The offensive comes on the heels of two major Taliban strategic successes against opposition forces in northern Afghanistan last year. In August, the militia captured the northern city of Mazar-e-Sharif, the stronghold of ethnic Uzbek opposition leaders. A month later, it captured Bamian, the north-central stronghold of the Afghan Shiite Hazaras. The militia continues to hold Bamian despite briefly losing it in a counteroffensive this spring.
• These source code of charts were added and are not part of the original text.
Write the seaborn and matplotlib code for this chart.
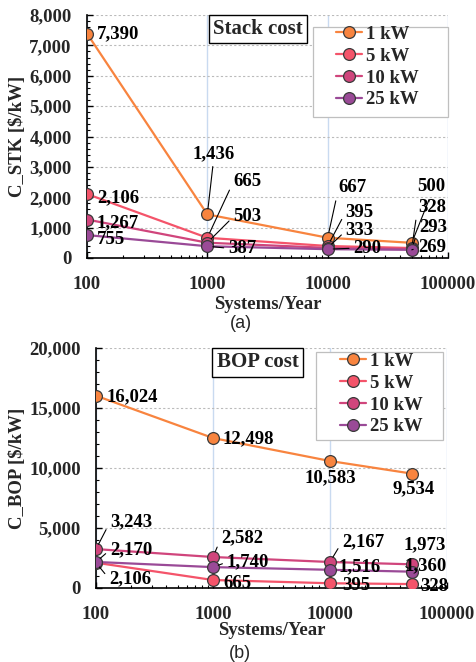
import numpy as np
import pandas as pd
import seaborn as sns
import matplotlib
matplotlib.use("Agg")
import matplotlib.pyplot as plt
from matplotlib.ticker import FixedLocator, MultipleLocator, StrMethodFormatter, LogLocator, NullFormatter
from matplotlib.patches import Rectangle

# ---------------- data ----------------
sizes = ["1 kW", "5 kW", "10 kW", "25 kW"]
systems = [100, 1000, 10000, 50000]

stack_1kw = [7390, 1436, 667, 500]
stack_5kw = [2106, 665, 395, 328]
stack_10kw = [1267, 503, 333, 293]
stack_25kw = [755, 387, 290, 269]

bop_1kw = [16024, 12498, 10583, 9534]
bop_5kw = [2106, 665, 395, 328]
bop_10kw = [3243, 2582, 2167, 1973]
bop_25kw = [2170, 1740, 1516, 1360]

x_tick_values = [100, 1000, 10000, 100000]
x_tick_labels = ["100", "1000", "10000", "100000"]

# ---------------- styling ----------------
palette = ["#F8843F", "#F4546A", "#D0457C", "#9A4A97"]

# label offsets (pixels) : (dx, dy, ha, leader)
stack_label_pos = {
    (0, 0): (10, 0, "left", False), (0, 1): (6, 61, "center", True),
    (0, 2): (11, 50, "left", True), (0, 3): (19, 56, "center", True),
    (1, 0): (10, -4, "left", False), (1, 1): (26, 56, "left", True),
    (1, 2): (18, 34, "left", True), (1, 3): (6, 41, "left", True),
    (2, 0): (10, -3, "left", False), (2, 1): (26, 26, "left", True),
    (2, 2): (18, 17, "left", True), (2, 3): (7, 22, "left", True),
    (3, 0): (10, -4, "left", False), (3, 1): (21, -2, "left", True),
    (3, 2): (26, 1, "left", True), (3, 3): (6, 2, "left", True),
}
bop_label_pos = {
    (0, 0): (11, -1, "left", False), (0, 1): (9, -1, "left", False),
    (0, 2): (0, -17, "center", False), (0, 3): (2, -15, "center", False),
    (1, 0): (13, -16, "left", True), (1, 1): (10, -3, "left", False),
    (1, 2): (12, -2, "left", False), (1, 3): (8, -2, "left", False),
    (2, 0): (14, 27, "left", True), (2, 1): (8, 19, "left", True),
    (2, 2): (12, 20, "left", True), (2, 3): (13, 20, "center", False),
    (3, 0): (14, 12, "left", True), (3, 1): (14, 5, "left", True),
    (3, 2): (8, 3, "left", False), (3, 3): (-7, 6, "left", True),
}

sns.set_style("ticks")
plt.rcParams["font.family"] = ["Liberation Serif", "DejaVu Serif"]
plt.rcParams["font.weight"] = "bold"
plt.rcParams["axes.labelweight"] = "bold"

FS = 13.5

fig = plt.figure(figsize=(4.76, 6.62), dpi=100)
ax1 = fig.add_axes([87 / 476, 1 - 258 / 662, (448 - 87) / 476, (258 - 15) / 662])
ax2 = fig.add_axes([96 / 476, 1 - 588 / 662, (447 - 96) / 476, (588 - 348) / 662])


def make_df(series):
    rows = []
    for name, vals in zip(sizes, series):
        for s, v in zip(systems, vals):
            rows.append({"Systems": s, "Cost": v, "Size": name})
    return pd.DataFrame(rows)


def draw(ax, series, ymax, ymajor, yminor, ylabel, title, title_xy, label_pos,
         legend_rect, legend_anchor, ylabel_x, xlabel_y):
    df = make_df(series)
    sns.lineplot(data=df, x="Systems", y="Cost", hue="Size", hue_order=sizes,
                 palette=palette, marker="o", markersize=8.5, linewidth=1.6,
                 markeredgecolor="#3a3a3a", markeredgewidth=0.9,
                 legend=False, ax=ax, zorder=3)
    ax.set_xscale("log")
    ax.set_xlim(100, 100000)
    ax.set_ylim(0, ymax)
    ax.xaxis.set_major_locator(FixedLocator(x_tick_values))
    ax.set_xticklabels(x_tick_labels)
    ax.xaxis.set_minor_locator(LogLocator(base=10, subs=np.arange(2, 10)))
    ax.xaxis.set_minor_formatter(NullFormatter())
    ax.yaxis.set_major_locator(MultipleLocator(ymajor))
    ax.yaxis.set_minor_locator(MultipleLocator(yminor))
    ax.yaxis.set_major_formatter(StrMethodFormatter("{x:,.0f}"))
    for lab in ax.get_xticklabels() + ax.get_yticklabels():
        lab.set_fontsize(FS)
        lab.set_fontweight("bold")
    ax.tick_params(axis="both", which="major", direction="in", length=4, width=1,
                   color="black")
    ax.tick_params(axis="both", which="minor", direction="in", length=2.5, width=0.8,
                   color="black")
    ax.tick_params(axis="x", which="major", pad=13)
    ax.tick_params(axis="y", which="major", pad=11)
    for side in ["top", "right"]:
        ax.spines[side].set_visible(False)
    for side in ["left", "bottom"]:
        ax.spines[side].set_color("black")
        ax.spines[side].set_linewidth(1.2)
    ax.grid(True, axis="y", which="major", linestyle=(0, (2, 2)), color="#BBBBBB",
            linewidth=0.8)
    ax.grid(True, axis="x", which="major", linestyle="-", color="#C9DAF0",
            linewidth=1.0)
    ax.set_axisbelow(True)
    ax.set_xlabel("Systems/Year", fontsize=FS, fontweight="bold")
    ax.set_ylabel(ylabel, fontsize=FS, fontweight="bold")
    ax.xaxis.set_label_coords(0.5, xlabel_y)
    ax.yaxis.set_label_coords(ylabel_x, 0.5)

    # data labels
    for i, vals in enumerate(series):
        for j, (s, v) in enumerate(zip(systems, vals)):
            dx, dy, ha, leader = label_pos[(i, j)]
            kw = {}
            if leader:
                rp = (0, 0.5) if ha == "left" else (0.5, 0)
                kw["arrowprops"] = dict(arrowstyle="-", color="black", lw=0.8,
                                        shrinkA=1, shrinkB=4, relpos=rp)
            ax.annotate(f"{v:,}", xy=(s, v), xytext=(dx, dy),
                        textcoords="offset pixels", ha=ha, va="center",
                        fontsize=FS, fontweight="bold", color="black",
                        zorder=6, **kw)

    # title box
    ax.text(title_xy[0], title_xy[1], title, transform=ax.transAxes,
            ha="center", va="center", fontsize=15, fontweight="bold",
            bbox=dict(boxstyle="square,pad=0.2", fc="white", ec="black", lw=1.0),
            zorder=7)

    # legend with manual frame
    x0, y0, x1, y1 = legend_rect
    ax.add_patch(Rectangle((x0, y0), x1 - x0, y1 - y0, transform=ax.transAxes,
                           facecolor="white", edgecolor="#BFBFBF", lw=0.9,
                           zorder=7, clip_on=False))
    handles = ax.get_lines()[:len(sizes)]
    leg = ax.legend(handles, sizes, loc="upper left", bbox_to_anchor=legend_anchor,
                    frameon=False, borderpad=0, borderaxespad=0,
                    handlelength=1.4, handletextpad=0.2, labelspacing=0.25,
                    prop={"weight": "bold", "size": FS})
    leg.set_zorder(8)


draw(ax1, [stack_1kw, stack_5kw, stack_10kw, stack_25kw], 8000, 1000, 200,
     r"C_STK [\$/kW]", "Stack cost", (0.474, 0.942), stack_label_pos,
     (0.626, 0.580, 1.0, 0.951), (0.69, 0.955), -0.170, -0.156)
draw(ax2, [bop_1kw, bop_5kw, bop_10kw, bop_25kw], 20000, 5000, 1000,
     r"C_BOP [\$/kW]", "BOP cost", (0.46, 0.94), bop_label_pos,
     (0.627, 0.617, 0.989, 0.983), (0.695, 0.98), -0.200, -0.142)

fig.text(241 / 476, 1 - 323 / 662, "(a)", ha="center", va="center", fontsize=13,
         fontweight="normal", family=["Liberation Sans", "DejaVu Sans"])
fig.text(240 / 476, 1 - 653 / 662, "(b)", ha="center", va="center", fontsize=13,
         fontweight="normal", family=["Liberation Sans", "DejaVu Sans"])

fig.savefig("out.png", dpi=100)
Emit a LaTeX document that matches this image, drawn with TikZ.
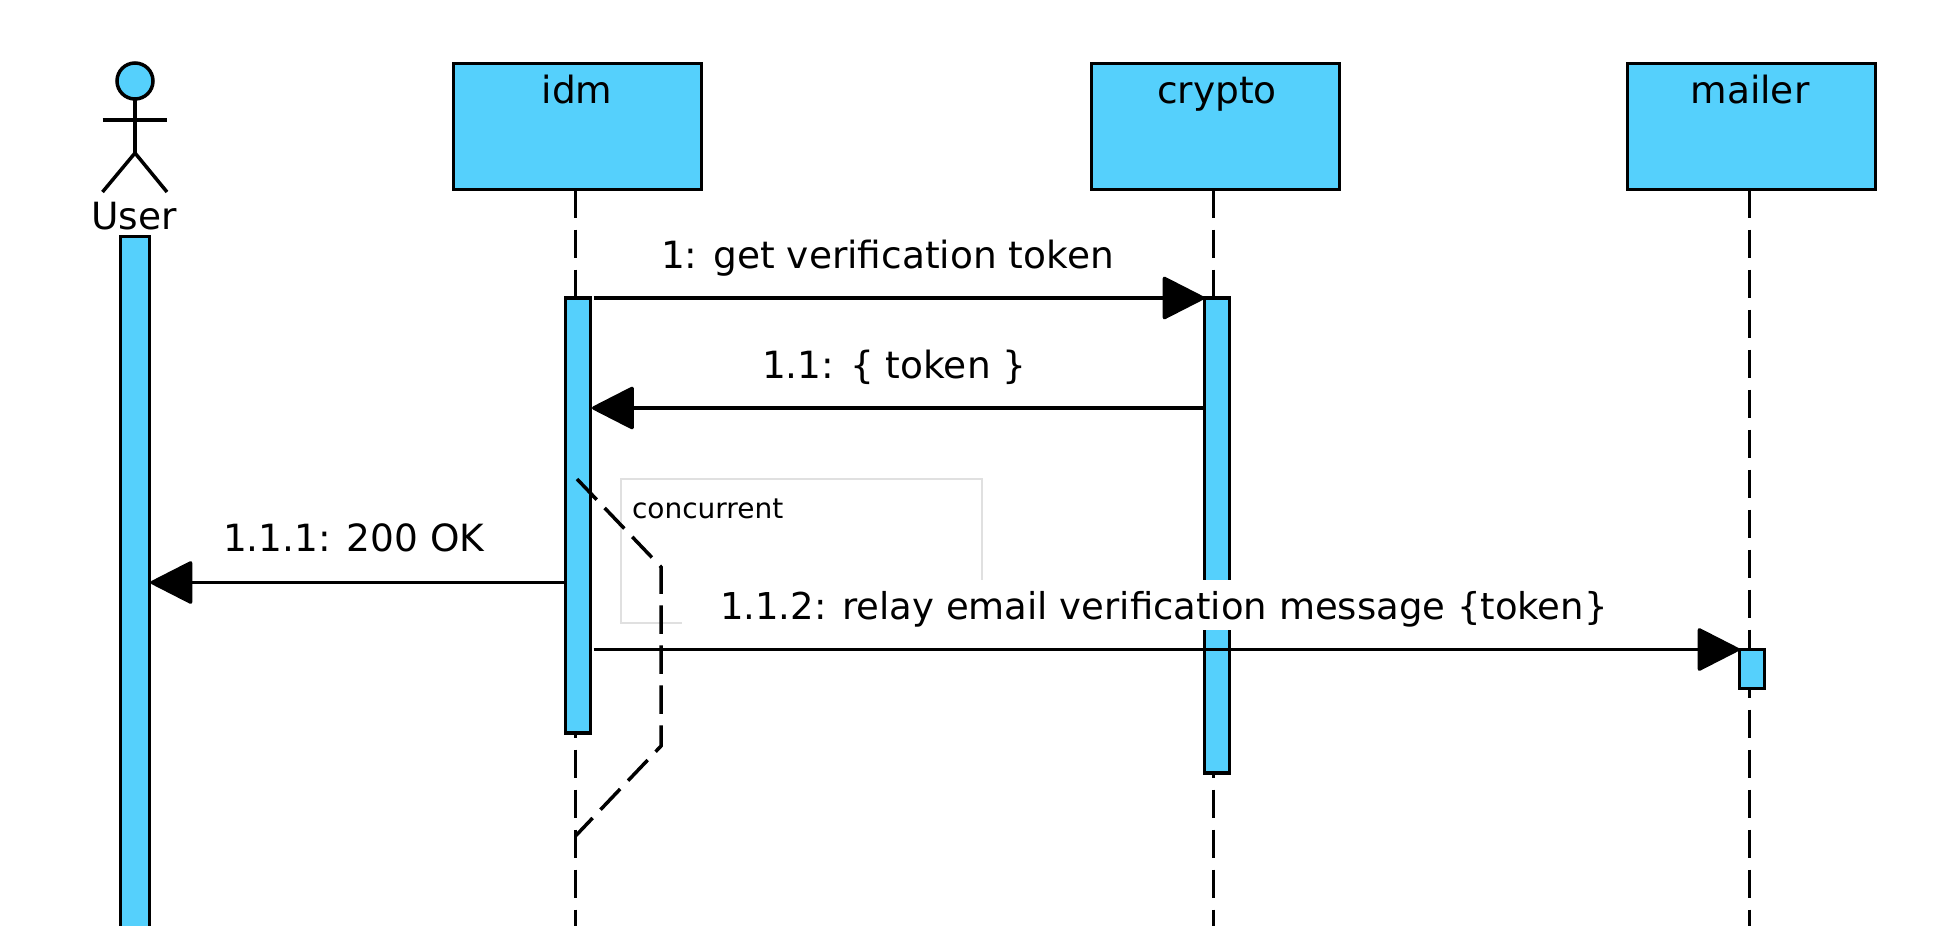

But Davis says that those considerable Taliban victories have not completely freed the militia now to deal with Masood's forces. He says that guerrilla fighting continues in north-central and even into northwestern Afghanistan in Taliban-captured areas and on occasion swells to the level of major combat:

"Broadly speaking, across north and north-central Afghanistan, the opposition is broadly in guerrilla mode, not conventional, it's not as if Masood is entirely on his own. But what one can say is that where he stands now, in the northeast, is effectively the last remaining bastion of opposition power into which the Taliban have been unable to make inroads. It's not a guerrilla operation that Masood is mounting against them there, it's very much fixed lines, conventional warfare."

Davis says the fact that both sides were clearly preparing for this summer's test of strength in the run up to the talks they held ten days ago in Tashkent shows that no progress is likely to be made for the foreseeable future. He says that even as both sides make periodic goodwill gestures, such as releasing prisoners, both are now determined to see the results of their summer campaign before any serious talks can resume.

The two sides met in Tashkent under the auspices of the so-called Six-plus-Two group comprising the countries bordering Afghanistan (China, Iran, Pakistan, Tajikistan, Turkmenistan and Uzbekistan) plus the U.S. and Russia.

The Taliban are Sunni Moslem, mostly Pashtun -- the majority ethnic group of Afghanistan -- and follow a harsh version of Islam. The opposition comprises various religious and ethnic minorities.